The Beautician and the Billionaire 7: Scene 11

Good morning! Please stop by and vote for your favorite Property Billionaire. I got the post up late, so you have until 9:30 MDT. Sorry, my schedule was crazy. Today is all about taxes. Hopefully I’ll be done before then!

And now on with Episode 7. Will Charisse finally get some info on Mom?


Raul finished preparing her plate without talking. When he slid it over to her he said in a thick accent, “You have to eat at least half of that before I say anything at all. You haven’t been eating enough.”

Charisse raised her eyebrows and then dug in. The butterflies in her stomach made eating fast difficult, but she forced herself to chew and swallow. Raul poured her a glass of wine and set it next to her glass of water. Then he poured himself a glass of wine.

After he took a sip, he said without as much of an accent, “I will tell you my part in it. Most of it is not my business, and I will try to leave those things out. But you were always sweet as a child, and I hate that they never told you.” In a lower voice he said, “I hate more that she never came back.”

Charisse set her fork down and took a sip of wine, drinking in the surreal moment.

“Let me start by saying Mr. LaRouche was an excellent father. He did everything he could for you and Marie. But he had no idea what to do for Gianna.”

Charisse gasped, glad she’d already swallowed the wine.

“I’m sorry,” said Raul. “This is why I don’t want to talk about it. I can’t tell you the story without giving you my opinion.”

“No please, it’s okay,” said Charisse. “I’ve just never heard you be so frank. Marie would agree with you about Daddy. Please go on.”

Raul frowned and took a long drink of wine. “When you stepped out of the car before the banquet, you reminded me so much of Gianna, not just because you look like her, but also because you had that terrified expression she always had before any social event. It was a difficult moment for me.” Raul took another drink of wine.

Charisse watched him, wondering exactly what he felt for her mother.

He set his glass down and continued. “Of course you know your parents went to a lot of parties. Mr. LaRouche never understood why Gianna didn’t want to go and always made her attend. She found her own ways to deal with it. Ways that maybe a little girl didn’t notice or didn’t understand.”

Charisse drew her eyebrows together, trying to recall times that her mom had seemed odd or not herself. Mostly she remembered her mother looking sad except before school when they ate breakfast in the kitchen with the servants after Daddy had left for work.

“Did she drink?” asked Charisse doubtfully.

Raul sighed, and his eyes appeared watery. “No. She did cocaine. And I was the one who bought it for her.”

Charisse stared at her glass of wine, trying to take it all in. She wasn’t surprised or disappointed. She didn’t know how she felt.

But Raul seemed to take her silence as a sign she was upset.

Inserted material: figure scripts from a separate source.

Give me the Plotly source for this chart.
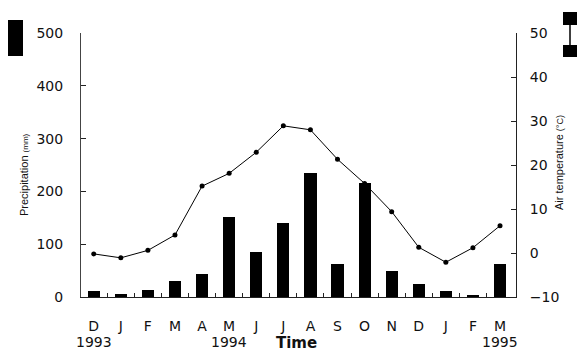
import plotly.graph_objects as go

months = ["D", "J", "F", "M", "A", "M", "J", "J", "A", "S", "O", "N", "D", "J", "F", "M"]
years = {0: "1993", 5: "1994", 15: "1995"}
precip = [11, 5, 13, 30, 43, 152, 85, 141, 234, 62, 215, 50, 24, 11, 4, 62]
temp = [-0.2, -1.1, 0.6, 4.1, 15.2, 18.1, 22.9, 28.9, 28.0, 21.3, 15.8, 9.4, 1.3, -2.1, 1.2, 6.2]

W, H = 577, 352
L, R, T, B = 81, 516, 33, 297


def px(x):
    return (x - L) / (R - L)


def py(y):
    return (B - y) / (B - T)


idx = list(range(len(months)))
font = "Liberation Sans, Arial, sans-serif"
tickfont = dict(family="DejaVu Sans, sans-serif", size=14, color="#111")

fig = go.Figure()
fig.add_trace(go.Bar(x=idx, y=precip, width=0.45, marker=dict(color="black", line=dict(width=0)),
                     yaxis="y", showlegend=False))
fig.add_trace(go.Scatter(x=idx, y=temp, mode="lines+markers", yaxis="y2",
                         line=dict(color="black", width=1),
                         marker=dict(color="black", size=5, symbol="circle"),
                         showlegend=False, cliponaxis=False))

fig.update_layout(
    width=W, height=H,
    margin=dict(l=L, r=W - R, t=T, b=H - B, autoexpand=False),
    paper_bgcolor="white", plot_bgcolor="white",
    font=dict(family=font, color="#111", size=14),
    bargap=0,
    xaxis=dict(range=[-0.47, 15.59], tickvals=idx, ticktext=months, ticks="", ticklen=0,
               showline=True, linecolor="#222", linewidth=1, showgrid=False, zeroline=False,
               ticklabelstandoff=16, tickfont=tickfont, automargin=False,
               minor=dict(tickvals=[i + 0.5 for i in idx[:-1]], ticks="inside", ticklen=4,
                          tickcolor="#222", showgrid=False)),
    yaxis=dict(range=[0, 500], dtick=100, ticks="inside", ticklen=5, tickcolor="#222",
               showline=True, linecolor="#444", linewidth=1, showgrid=False, zeroline=False,
               ticklabelstandoff=14, tickfont=tickfont, automargin=False),
    yaxis2=dict(range=[-10, 50], dtick=10, overlaying="y", side="right", ticks="inside",
                ticklen=5, tickcolor="#222", showline=True, linecolor="#222", linewidth=1,
                showgrid=False, zeroline=False, ticklabelstandoff=10, tickfont=tickfont,
                automargin=False),
)

for i, yr in years.items():
    fig.add_annotation(x=i, y=0, xref="x", yref="paper", yshift=-45, text=yr, showarrow=False,
                       font=tickfont, yanchor="middle", borderpad=0)
fig.add_annotation(x=px(296), y=0, xref="paper", yref="paper", yshift=-46, text="<b>Time</b>",
                   showarrow=False, font=dict(family="DejaVu Sans, sans-serif", size=15, color="#111"),
                   yanchor="middle", borderpad=0)
fig.add_annotation(x=px(16), y=py(175), xref="paper", yref="paper", textangle=-90,
                   text="Precipitation <span style='font-size:8px'>(mm)</span>", showarrow=False,
                   font=dict(size=11))
fig.add_annotation(x=px(567), y=py(163), xref="paper", yref="paper", textangle=-90,
                   text="Air temperature <span style='font-size:9px'>(°C)</span>", showarrow=False,
                   font=dict(size=11))

# legend-like icons
fig.add_shape(type="rect", xref="paper", yref="paper", x0=px(8), x1=px(23), y0=py(56), y1=py(20),
              fillcolor="black", line=dict(width=0))
fig.add_shape(type="rect", xref="paper", yref="paper", x0=px(563), x1=px(577), y0=py(25), y1=py(12),
              fillcolor="black", line=dict(width=0))
fig.add_shape(type="rect", xref="paper", yref="paper", x0=px(563), x1=px(577), y0=py(57), y1=py(45),
              fillcolor="black", line=dict(width=0))
fig.add_shape(type="line", xref="paper", yref="paper", x0=px(570), x1=px(570), y0=py(45), y1=py(25),
              line=dict(color="black", width=1.5))

fig.write_html("out.html", config={"displayModeBar": False},
               post_script="document.body.style.margin='0';document.body.style.overflow='hidden';")
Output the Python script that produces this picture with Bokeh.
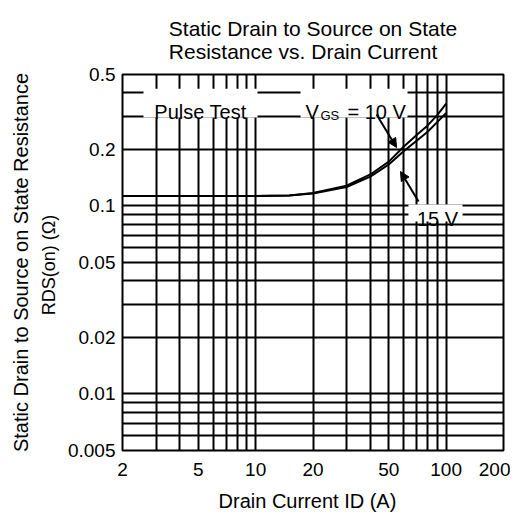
from bokeh.plotting import figure
from bokeh.models import (FixedTicker, LogAxis, Title, Label, Arrow, NormalHead,
                          BoxAnnotation)
from bokeh.embed import file_html
from bokeh.resources import INLINE

# ---- data ----
drain_current = [2, 5, 10, 15, 20, 30, 40, 50, 60, 70, 80, 90, 100]
r_on_10v = [0.113, 0.113, 0.113, 0.1135, 0.117, 0.128, 0.147, 0.172, 0.207, 0.238, 0.268, 0.305, 0.35]
r_on_15v = [0.113, 0.113, 0.113, 0.1135, 0.1165, 0.126, 0.143, 0.166, 0.196, 0.222, 0.248, 0.28, 0.312]

x_major = [2, 5, 10, 20, 50, 100, 200]
x_tick_labels = ["2", "5", "10", "20", "50", "100", "200"]
x_minor = [3, 4, 6, 7, 8, 9, 30, 40, 60, 70, 80, 90]
y_major = [0.005, 0.01, 0.02, 0.05, 0.1, 0.2, 0.5]
y_tick_labels = ["0.005", "0.01", "0.02", "0.05", "0.1", "0.2", "0.5"]
y_minor = [0.006, 0.007, 0.008, 0.009, 0.03, 0.04, 0.06, 0.07, 0.08, 0.09, 0.3, 0.4]

title_text = "Static Drain to Source on State\nResistance vs. Drain Current"
x_label = "Drain Current  ID  (A)"
y_label_outer = "Static Drain to Source on State Resistance"
y_label_inner = "RDS(on)  (\u03a9)"

FONT = "Liberation Sans"

p = figure(width=510, height=514, x_axis_type="log", y_axis_type="log",
           x_range=(2, 200), y_range=(0.005, 0.5),
           output_backend="svg", toolbar_location=None, title=None)
p.min_border_left = 122
p.min_border_right = 7
p.min_border_top = 74
p.min_border_bottom = 64
p.background_fill_color = "white"
p.border_fill_color = "white"
p.outline_line_color = "black"
p.outline_line_width = 2

xt = FixedTicker(ticks=x_major, minor_ticks=x_minor)
yt = FixedTicker(ticks=y_major, minor_ticks=y_minor)
p.xaxis.ticker = xt
p.yaxis.ticker = yt
p.xaxis.major_label_overrides = dict(zip(x_major, x_tick_labels))
p.yaxis.major_label_overrides = dict(zip(y_major, y_tick_labels))

for ax in (p.xaxis[0], p.yaxis[0]):
    ax.axis_line_color = None
    ax.major_tick_line_color = None
    ax.minor_tick_line_color = None
    ax.major_tick_out = 0
    ax.major_tick_in = 0
    ax.minor_tick_out = 0
    ax.minor_tick_in = 0
    ax.major_label_text_font = FONT
    ax.major_label_text_font_size = "19px"
    ax.major_label_text_color = "black"
    ax.axis_label_text_font = FONT
    ax.axis_label_text_font_style = "normal"
    ax.axis_label_text_color = "black"

p.xaxis.major_label_standoff = 12
p.xaxis.axis_label = x_label
p.xaxis.axis_label_text_font_size = "20px"
p.xaxis.axis_label_standoff = 11

p.yaxis.major_label_standoff = 7
p.yaxis.axis_label = y_label_inner
p.yaxis.axis_label_text_font_size = "18px"
p.yaxis.axis_label_standoff = 6

outer = LogAxis(ticker=FixedTicker(ticks=[]), axis_label=y_label_outer,
                axis_line_color=None, major_tick_line_color=None,
                minor_tick_line_color=None, major_tick_out=0, major_tick_in=0,
                minor_tick_out=0, minor_tick_in=0, major_label_standoff=0,
                major_label_text_font_size="0px",
                axis_label_text_font=FONT, axis_label_text_font_size="20px",
                axis_label_text_font_style="normal", axis_label_text_color="black",
                axis_label_standoff=4)
p.add_layout(outer, "left")

for g, t in ((p.xgrid[0], xt), (p.ygrid[0], yt)):
    g.ticker = t
    g.grid_line_color = "black"
    g.grid_line_width = 2
    g.grid_line_alpha = 1
    g.minor_grid_line_color = "black"
    g.minor_grid_line_width = 2

# curves
p.line(drain_current, r_on_10v, line_color="black", line_width=2)
p.line(drain_current, r_on_15v, line_color="black", line_width=2)

# white knock-out boxes behind the in-plot labels
for l, r, b, t in ((2.578, 10.23, 0.295, 0.42), (17.2, 62.7, 0.295, 0.42), (63.4, 121.9, 0.0826, 0.1017)):
    p.add_layout(BoxAnnotation(left=l, right=r, bottom=b, top=t, fill_color="white",
                               fill_alpha=1, line_color=None))

# leader arrows
for xs, ys, xe, ye in ((43.1, 0.306, 54.9, 0.2045), (71.6, 0.1056, 57.6, 0.1524)):
    p.add_layout(Arrow(x_start=xs, y_start=ys, x_end=xe, y_end=ye,
                       line_color="black", line_width=2,
                       end=NormalHead(size=9, fill_color="black", line_color="black")))

def lab(text, x, y, size="20px", align="left", xo=0, yo=0):
    p.add_layout(Label(x=x, y=y, text=text, x_offset=xo, y_offset=yo,
                       text_font=FONT, text_font_size=size, text_color="black",
                       text_align=align, text_baseline="alphabetic"))

lab("Pulse Test", 5.13, 0.314, align="center")
lab("V", 18.26, 0.314)
lab("GS", 18.26, 0.314, size="13px", xo=15, yo=-3)
lab("= 10 V", 18.26, 0.314, xo=42)
lab("15 V", 90.1, 0.0857, align="center")

p.add_layout(Title(text=title_text, align="center", offset=14, standoff=23,
                   text_font=FONT, text_font_size="21px", text_font_style="normal",
                   text_color="black"), "above")

open("out.html", "w").write(file_html(p, INLINE))
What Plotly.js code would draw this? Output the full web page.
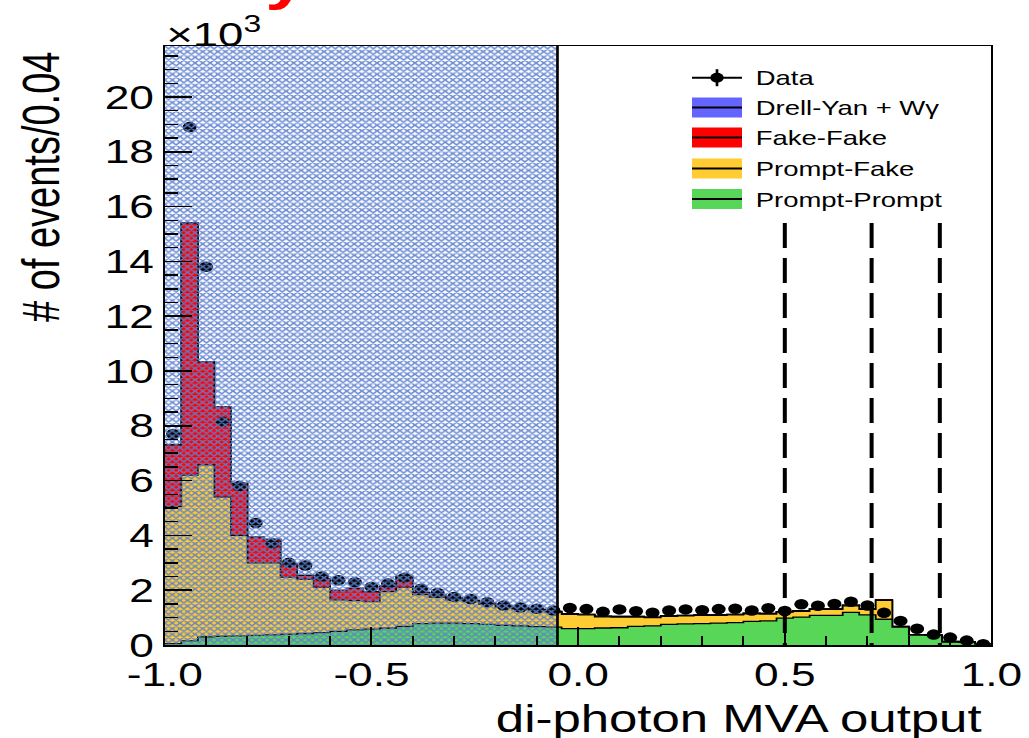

He hurried on. “The cocaine wasn’t my idea. She asked me to buy it for her, and I did. I wish I hadn’t. But I didn’t want to lose my job.”

“Did Daddy know you bought it for her?”

“No. He hated the habit and tried to get her to stop. But he never wanted her to stay home when there was a party either.”

Charisse recalled hearing her parents fight, though their nanny always rushed them to the other side of the house. She and Marie weren’t brought out again until everyone had a smile plastered on their face.

“Is that why she left, because of the parties?” asked Charisse. She hated parties too, but she couldn’t imagine abandoning her children over it.

With a shaking hand, Raul wiped sweat off of his forehead. “I don’t know. I know Mr. LaRouche gave her some sort of ultimatum, and I know the last time she asked me to get cocaine for her, I refused. But someone else got it for her… probably one of her friends. And then she was asking me to take her to the airport.”

Charisse sensed there was something Raul wasn’t telling her, but she didn’t ask. She already had plenty to think about—like was her mother dead? Had cocaine gotten the best of her? She wished Conor were there to talk about it. Raul was obviously spent. He looked like she felt after a therapy session—worn out and depressed.

“Thank you, Raul,” she said quietly. “I appreciate it more than you know.”

Raul straightened his back and slid his servant expression across his face. “I’ll go prepare a bed for you. I assume you’ll be staying here?”

“Yes, thank you.”

“Would you like breakfast here or in the mansion?”

Conor was returning tomorrow. She’d canceled therapy, and she didn’t feel like working out either. Unfortunately that left her with nothing to do but go crazy waiting for him.

“I think I’d like to have breakfast in town. I might spend the day shopping.”

“Very good. I’ll have the sedan ready to take you around 8. No, you need your sleep. Make it 9.”

He stalked off with a straight back, and she heard him climb the stairs. Strangely, she felt better knowing about her mother’s drug problem. It settled a niggling doubt that she had somehow chased her mother away. She hoped her mother was alive, and one day she could meet her.

Her phone dinged. She pulled it out and saw a text from Conor.

“I’m sorry. About everything. I hope tomorrow is a fresh start.”